• Exercise aim: Starting at the line that contains "Write the Plotly code for this chart." and stopping at the line that contains "import plotly.graph_objects as go", repeat every line exactly, the two end lines included, and nothing else.

• Recorded information:
-----

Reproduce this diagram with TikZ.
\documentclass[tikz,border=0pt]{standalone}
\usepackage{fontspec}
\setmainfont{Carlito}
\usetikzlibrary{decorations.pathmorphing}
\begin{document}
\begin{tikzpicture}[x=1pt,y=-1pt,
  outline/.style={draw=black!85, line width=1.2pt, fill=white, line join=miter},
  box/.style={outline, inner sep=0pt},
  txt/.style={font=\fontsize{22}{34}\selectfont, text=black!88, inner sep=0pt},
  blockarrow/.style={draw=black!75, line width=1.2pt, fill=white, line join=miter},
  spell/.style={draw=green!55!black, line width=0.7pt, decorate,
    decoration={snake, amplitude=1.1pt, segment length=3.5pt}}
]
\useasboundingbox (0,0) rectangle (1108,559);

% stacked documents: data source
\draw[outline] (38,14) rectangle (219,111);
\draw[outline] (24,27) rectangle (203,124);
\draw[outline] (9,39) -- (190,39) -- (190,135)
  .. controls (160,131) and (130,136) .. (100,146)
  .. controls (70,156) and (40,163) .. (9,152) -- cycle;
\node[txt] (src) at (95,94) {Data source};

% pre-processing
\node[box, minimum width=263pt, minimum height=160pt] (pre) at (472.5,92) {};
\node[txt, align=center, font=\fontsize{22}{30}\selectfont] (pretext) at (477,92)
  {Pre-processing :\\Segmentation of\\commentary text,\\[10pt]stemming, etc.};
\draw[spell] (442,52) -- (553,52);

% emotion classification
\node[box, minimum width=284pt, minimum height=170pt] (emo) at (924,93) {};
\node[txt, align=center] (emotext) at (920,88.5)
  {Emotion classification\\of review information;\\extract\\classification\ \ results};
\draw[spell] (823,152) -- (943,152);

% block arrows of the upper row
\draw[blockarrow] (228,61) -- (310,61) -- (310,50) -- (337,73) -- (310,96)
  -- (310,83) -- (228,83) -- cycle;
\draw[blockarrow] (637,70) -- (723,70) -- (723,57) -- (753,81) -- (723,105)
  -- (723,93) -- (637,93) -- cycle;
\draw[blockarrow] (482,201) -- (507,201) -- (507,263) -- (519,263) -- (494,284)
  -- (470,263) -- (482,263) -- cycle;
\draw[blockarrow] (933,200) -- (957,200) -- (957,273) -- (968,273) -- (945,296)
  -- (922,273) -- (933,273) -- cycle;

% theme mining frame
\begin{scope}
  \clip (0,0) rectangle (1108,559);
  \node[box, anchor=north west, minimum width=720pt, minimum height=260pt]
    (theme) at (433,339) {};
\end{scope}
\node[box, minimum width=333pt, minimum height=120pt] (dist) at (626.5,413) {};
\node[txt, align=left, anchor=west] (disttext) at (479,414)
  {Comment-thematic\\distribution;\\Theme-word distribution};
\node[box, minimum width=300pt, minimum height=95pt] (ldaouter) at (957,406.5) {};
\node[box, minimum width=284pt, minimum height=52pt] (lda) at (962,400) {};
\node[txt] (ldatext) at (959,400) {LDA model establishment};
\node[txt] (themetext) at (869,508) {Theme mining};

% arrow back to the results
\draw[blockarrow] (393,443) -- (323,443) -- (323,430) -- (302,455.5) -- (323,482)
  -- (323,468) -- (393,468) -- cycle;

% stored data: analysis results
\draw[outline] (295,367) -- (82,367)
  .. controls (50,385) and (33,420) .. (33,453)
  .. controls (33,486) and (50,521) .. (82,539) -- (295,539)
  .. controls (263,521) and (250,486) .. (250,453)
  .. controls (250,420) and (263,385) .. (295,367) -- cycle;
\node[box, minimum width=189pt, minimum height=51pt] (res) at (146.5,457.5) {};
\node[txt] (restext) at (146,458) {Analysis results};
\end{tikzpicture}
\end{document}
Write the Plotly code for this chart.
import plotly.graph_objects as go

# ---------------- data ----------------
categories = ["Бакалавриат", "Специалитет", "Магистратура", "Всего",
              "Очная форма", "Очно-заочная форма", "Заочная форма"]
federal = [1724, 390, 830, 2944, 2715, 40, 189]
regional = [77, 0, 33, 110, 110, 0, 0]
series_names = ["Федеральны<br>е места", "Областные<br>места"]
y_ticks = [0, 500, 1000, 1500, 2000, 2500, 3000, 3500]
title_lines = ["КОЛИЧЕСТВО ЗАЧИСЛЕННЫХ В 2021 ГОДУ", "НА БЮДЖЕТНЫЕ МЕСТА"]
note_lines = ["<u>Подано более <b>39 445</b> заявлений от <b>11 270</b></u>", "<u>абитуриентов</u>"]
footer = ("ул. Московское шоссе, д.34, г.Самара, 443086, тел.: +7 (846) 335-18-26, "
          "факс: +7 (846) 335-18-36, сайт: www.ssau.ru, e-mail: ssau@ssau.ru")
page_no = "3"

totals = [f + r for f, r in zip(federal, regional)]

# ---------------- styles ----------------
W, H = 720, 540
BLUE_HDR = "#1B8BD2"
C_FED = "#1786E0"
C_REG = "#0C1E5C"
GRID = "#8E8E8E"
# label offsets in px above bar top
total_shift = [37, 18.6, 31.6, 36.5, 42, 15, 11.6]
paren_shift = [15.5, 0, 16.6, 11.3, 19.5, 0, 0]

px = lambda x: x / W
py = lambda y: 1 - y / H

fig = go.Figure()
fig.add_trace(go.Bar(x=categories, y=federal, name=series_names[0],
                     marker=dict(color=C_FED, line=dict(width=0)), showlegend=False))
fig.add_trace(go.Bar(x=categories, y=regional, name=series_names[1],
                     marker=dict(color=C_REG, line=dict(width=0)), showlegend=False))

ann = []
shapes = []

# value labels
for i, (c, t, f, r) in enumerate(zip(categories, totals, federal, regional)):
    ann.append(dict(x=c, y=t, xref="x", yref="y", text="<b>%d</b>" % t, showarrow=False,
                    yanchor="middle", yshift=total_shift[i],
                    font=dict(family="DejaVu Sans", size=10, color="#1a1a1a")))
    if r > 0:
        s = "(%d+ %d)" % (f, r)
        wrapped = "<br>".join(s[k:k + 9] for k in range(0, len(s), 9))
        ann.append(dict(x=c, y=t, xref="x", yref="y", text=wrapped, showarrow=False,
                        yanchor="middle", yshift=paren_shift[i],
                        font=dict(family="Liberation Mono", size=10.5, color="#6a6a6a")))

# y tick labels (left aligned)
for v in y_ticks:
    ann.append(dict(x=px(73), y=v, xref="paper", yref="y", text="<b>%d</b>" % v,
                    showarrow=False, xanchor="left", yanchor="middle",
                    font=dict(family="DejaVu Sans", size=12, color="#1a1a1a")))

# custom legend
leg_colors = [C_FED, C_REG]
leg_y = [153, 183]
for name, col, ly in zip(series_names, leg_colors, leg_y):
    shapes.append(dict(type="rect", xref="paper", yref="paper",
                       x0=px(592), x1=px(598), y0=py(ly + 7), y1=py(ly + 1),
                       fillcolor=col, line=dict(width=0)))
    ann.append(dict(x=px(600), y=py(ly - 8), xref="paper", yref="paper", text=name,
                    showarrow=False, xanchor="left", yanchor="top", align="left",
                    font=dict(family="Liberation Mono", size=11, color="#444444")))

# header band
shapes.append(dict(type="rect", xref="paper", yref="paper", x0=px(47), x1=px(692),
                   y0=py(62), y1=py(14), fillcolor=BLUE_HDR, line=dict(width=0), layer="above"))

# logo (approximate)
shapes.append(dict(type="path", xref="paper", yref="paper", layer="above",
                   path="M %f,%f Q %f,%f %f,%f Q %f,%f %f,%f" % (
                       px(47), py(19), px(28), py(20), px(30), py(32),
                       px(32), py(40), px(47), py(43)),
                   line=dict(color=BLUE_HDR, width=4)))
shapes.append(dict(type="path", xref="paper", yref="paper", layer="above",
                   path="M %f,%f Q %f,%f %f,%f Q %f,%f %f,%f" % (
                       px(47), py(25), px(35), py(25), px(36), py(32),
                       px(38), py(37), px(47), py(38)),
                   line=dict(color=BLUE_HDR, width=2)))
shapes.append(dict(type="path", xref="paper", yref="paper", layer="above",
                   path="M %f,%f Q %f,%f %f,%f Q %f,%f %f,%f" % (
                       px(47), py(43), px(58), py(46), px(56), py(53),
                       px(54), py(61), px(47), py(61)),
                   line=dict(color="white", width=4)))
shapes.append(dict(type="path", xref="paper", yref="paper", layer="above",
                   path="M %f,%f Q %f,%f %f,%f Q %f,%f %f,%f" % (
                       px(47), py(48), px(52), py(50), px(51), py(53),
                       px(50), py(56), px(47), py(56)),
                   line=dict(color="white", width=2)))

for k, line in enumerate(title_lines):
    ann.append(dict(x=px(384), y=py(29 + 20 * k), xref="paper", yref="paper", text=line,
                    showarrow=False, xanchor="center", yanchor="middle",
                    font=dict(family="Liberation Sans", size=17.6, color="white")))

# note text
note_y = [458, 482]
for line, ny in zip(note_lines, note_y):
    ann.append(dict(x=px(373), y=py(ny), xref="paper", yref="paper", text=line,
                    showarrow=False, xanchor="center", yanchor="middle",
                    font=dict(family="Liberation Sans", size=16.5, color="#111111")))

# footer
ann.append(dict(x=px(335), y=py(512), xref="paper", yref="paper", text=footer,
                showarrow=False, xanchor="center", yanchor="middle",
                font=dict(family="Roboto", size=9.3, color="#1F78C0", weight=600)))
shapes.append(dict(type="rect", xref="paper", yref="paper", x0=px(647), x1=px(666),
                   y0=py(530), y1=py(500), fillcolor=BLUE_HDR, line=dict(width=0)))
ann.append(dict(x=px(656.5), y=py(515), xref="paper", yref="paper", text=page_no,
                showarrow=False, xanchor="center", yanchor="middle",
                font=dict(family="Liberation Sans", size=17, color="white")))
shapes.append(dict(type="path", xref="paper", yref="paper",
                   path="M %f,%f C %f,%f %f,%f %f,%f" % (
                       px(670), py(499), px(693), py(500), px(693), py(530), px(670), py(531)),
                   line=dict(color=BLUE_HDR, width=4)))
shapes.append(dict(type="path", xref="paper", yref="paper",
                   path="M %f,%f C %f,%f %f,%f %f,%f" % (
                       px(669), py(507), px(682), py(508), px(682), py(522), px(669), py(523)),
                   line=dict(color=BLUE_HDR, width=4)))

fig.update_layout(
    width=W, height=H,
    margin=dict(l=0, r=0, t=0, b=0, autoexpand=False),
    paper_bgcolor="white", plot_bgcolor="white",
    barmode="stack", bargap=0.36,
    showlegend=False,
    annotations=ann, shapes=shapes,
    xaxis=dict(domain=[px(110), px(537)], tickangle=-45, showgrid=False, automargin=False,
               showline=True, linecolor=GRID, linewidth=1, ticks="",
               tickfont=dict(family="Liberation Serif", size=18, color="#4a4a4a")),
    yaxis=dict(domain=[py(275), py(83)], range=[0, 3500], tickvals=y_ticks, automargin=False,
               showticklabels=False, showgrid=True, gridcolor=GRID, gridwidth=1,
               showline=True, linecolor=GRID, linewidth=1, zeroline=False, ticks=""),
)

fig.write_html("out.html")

-----

• The response:
Write the Plotly code for this chart.
import plotly.graph_objects as go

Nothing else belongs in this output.